Wednesday, October 30, 2013

You say "potayto" and I say "potahto"

Greetings from Europe! You might say we're "learning Irish" here. There are many words used in Ireland that are extant in America or certainly less common. Here are some of my favorites:

Aunties: pronounced of course as ahn-tees. There are, simply, one's aunts. I'm am especially fond of this one because it helps me understand why my great aunts were called by us "The Anties". It was a carryover from the homeland of Ireland!

"Dear", meaning expensive. I had a 13-year-old girl ask me yesterday if our Nikon camera was dear! I loved it! I asked her (just to make sure), if she meant "expensive" and she said, "yes." I told her that the word dear in Utah is hardly ever used, but that I thought it was great.

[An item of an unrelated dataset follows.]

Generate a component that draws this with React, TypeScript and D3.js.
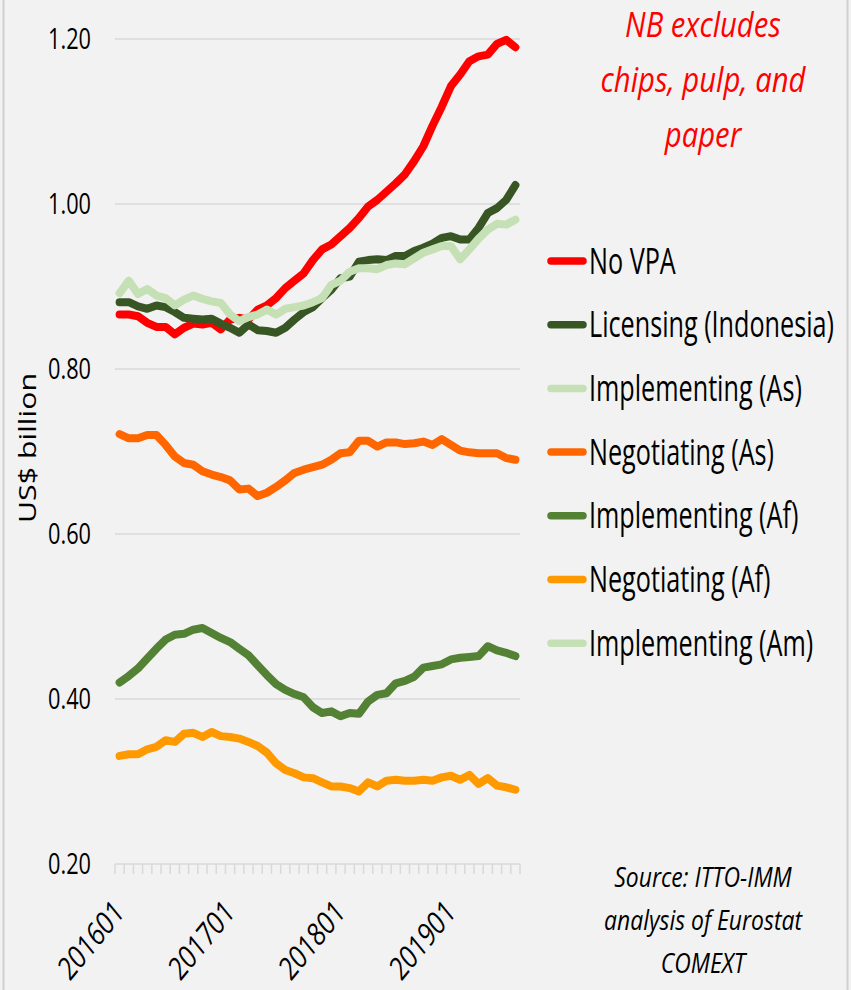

"Toilet" - now this is calling a spade a spade. Here in Ireland one never asks to use the "restroom" - we ask to use the toilet! You don't find a lot of toilets here, anyway, but when you do, it's called simply that. It's kind of amusing to be personally to see all the signs on buildings around town that say "To let", because I always think they're just missing the "i" rather than indicating that a place is available to rent.

Biscuits are cookies and sweets are candy. A carriageway is a freeway, more or less. A car park is a parking lot, not a place for your cars to play.

Cabbage and bacon replaces the Americanized corned beef and cabbage, which replaced the original cabbage and bacon (a most delicious meal).

Garda are police. Bin bags are trash bags - but I think I told you that one before. A mantleplace is what we call a mantle.

They burn coal in their fireplaces. No special words there - just an interesting face.

8:30 is half 8:00. Karate is "Krattee". (We know this because of Evan, our recent convert.)

They can't pronounced "th" at the beginning of a word, so thirty is turdy, and 33 is turdy-tree. (Euw.) Seriously.

There are many more examples that I just can't bring up at present, but I'll write again and let you know what we've learned. In the meantime, if you're lucky, there are pictures of our youth activity last night with five young people, and a rainbow below, taken from our apartment window just this morning. Ah, it's grand to be here!